Jodi Picoult, Samantha Van Leer, Off the Page, Allen & Unwin, June 2015, 372pp., $24.99 (pbk), ISBN: 9781743439982
Oliver is a prince, a real one. Delilah is a 16 year old girl who has always dreamt of meeting her prince and now he is here, transported from the pages of a fairy-tale into the real world. To exist beyond the pages of the book however Oliver must take the place of a real boy, another teenager so Edgar, who has always wished for an adventure, agrees to go to fairy-land.
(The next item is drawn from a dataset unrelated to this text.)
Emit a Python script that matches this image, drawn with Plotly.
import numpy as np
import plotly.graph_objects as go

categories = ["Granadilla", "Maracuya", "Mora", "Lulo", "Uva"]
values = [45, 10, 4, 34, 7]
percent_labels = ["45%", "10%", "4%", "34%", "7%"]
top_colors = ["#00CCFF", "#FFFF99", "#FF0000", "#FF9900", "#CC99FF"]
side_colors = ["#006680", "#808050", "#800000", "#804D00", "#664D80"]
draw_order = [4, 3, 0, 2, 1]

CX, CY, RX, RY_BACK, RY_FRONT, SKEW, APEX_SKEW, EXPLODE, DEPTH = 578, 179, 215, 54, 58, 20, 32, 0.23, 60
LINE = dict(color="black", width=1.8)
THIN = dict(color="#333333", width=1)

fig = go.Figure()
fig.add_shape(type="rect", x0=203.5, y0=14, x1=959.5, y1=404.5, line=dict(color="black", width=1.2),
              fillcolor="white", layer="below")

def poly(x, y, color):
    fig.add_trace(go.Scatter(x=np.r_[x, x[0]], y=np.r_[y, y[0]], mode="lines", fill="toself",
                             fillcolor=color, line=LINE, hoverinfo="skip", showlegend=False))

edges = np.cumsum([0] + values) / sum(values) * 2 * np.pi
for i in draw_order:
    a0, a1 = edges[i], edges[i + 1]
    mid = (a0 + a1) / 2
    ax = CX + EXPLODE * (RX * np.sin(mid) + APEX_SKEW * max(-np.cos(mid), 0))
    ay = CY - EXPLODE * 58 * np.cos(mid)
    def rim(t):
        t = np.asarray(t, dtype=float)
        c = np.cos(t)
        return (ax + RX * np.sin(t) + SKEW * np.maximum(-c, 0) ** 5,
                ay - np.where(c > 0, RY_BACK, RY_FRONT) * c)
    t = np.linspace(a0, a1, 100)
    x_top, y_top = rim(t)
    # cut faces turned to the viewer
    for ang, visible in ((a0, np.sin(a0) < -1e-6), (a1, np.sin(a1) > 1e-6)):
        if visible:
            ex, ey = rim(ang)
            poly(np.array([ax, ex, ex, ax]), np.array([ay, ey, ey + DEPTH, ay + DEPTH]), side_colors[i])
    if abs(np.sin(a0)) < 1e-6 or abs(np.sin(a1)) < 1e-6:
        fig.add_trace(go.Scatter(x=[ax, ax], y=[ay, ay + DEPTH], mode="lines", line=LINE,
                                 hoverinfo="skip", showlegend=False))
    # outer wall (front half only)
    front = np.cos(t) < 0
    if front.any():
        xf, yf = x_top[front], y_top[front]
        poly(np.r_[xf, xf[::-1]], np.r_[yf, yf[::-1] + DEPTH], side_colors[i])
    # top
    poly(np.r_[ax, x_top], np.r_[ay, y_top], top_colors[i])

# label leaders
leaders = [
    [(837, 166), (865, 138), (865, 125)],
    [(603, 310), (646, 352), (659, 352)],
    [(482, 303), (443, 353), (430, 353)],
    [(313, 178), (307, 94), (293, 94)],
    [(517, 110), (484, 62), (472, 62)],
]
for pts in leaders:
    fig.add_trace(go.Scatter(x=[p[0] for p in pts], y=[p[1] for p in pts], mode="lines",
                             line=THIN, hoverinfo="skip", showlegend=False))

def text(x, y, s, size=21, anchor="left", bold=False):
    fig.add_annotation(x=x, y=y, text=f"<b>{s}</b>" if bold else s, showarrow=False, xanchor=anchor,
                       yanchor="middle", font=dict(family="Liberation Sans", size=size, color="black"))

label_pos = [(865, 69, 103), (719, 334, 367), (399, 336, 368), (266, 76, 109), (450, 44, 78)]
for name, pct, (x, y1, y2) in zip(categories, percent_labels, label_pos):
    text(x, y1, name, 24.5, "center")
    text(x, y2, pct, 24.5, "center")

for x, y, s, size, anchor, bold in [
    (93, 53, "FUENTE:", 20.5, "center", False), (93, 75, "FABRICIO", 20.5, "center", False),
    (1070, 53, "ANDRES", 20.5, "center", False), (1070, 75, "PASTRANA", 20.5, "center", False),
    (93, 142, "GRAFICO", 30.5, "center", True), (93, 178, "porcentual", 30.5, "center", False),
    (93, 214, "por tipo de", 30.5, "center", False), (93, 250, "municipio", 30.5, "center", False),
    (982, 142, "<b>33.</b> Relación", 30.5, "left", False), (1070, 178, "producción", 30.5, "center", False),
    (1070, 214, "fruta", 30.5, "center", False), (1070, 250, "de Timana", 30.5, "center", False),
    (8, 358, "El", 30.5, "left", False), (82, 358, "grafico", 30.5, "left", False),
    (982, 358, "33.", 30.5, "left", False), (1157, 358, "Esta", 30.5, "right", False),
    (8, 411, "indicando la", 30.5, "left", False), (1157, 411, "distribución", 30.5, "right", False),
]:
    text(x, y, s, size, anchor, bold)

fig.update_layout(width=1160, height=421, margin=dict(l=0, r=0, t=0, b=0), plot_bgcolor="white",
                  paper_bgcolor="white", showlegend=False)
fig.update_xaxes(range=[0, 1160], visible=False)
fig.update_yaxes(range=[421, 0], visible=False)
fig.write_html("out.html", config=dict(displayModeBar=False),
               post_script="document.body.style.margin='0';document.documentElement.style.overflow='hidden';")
As the story evolves, other characters also move between both real and fictitious worlds, although what is real has become a little less clear.
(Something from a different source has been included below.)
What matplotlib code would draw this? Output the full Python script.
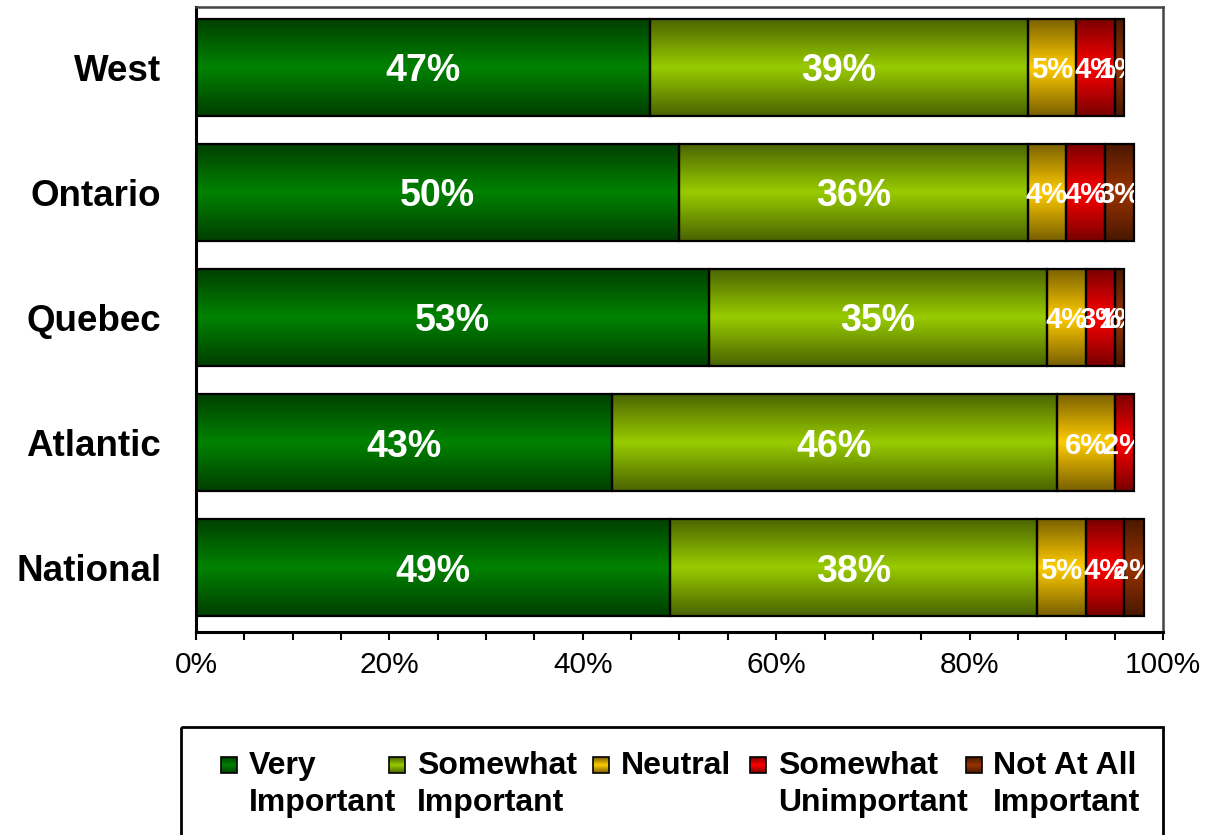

Characters on both sides soon realize that life in or out of the book is not necessarily as ‘rosy’ as they thought: How for example does a prince manage when he is flung into the hot bed of high school life, or how does a regular teenager go about saving a princess or riding a dragon? All of a sudden life is a lot more complex than anyone expected, especially when parents become involved.
Tandem writing team Jodi Picoult (author of many YA and Adult novels) and her daughter Samantha Van Leer have created a rollicking sequel to their first joint writing project, Between the Lines, in which anything becomes possible if you just wish for it enough. A clever plot driven narrative that explores, with a lightness of touch, the weighty notions of love, death and living happily ever after. And although the characters may appear to be as one dimensional by the end of the book as they were at the beginning, perhaps this is as the authors intended – so you can read between the lines and imagine beyond the page to give your own depth and meaning to the players in the story.
A romp of a read for early teens, Off the Page, can be read as a stand alone novel or as a sequel.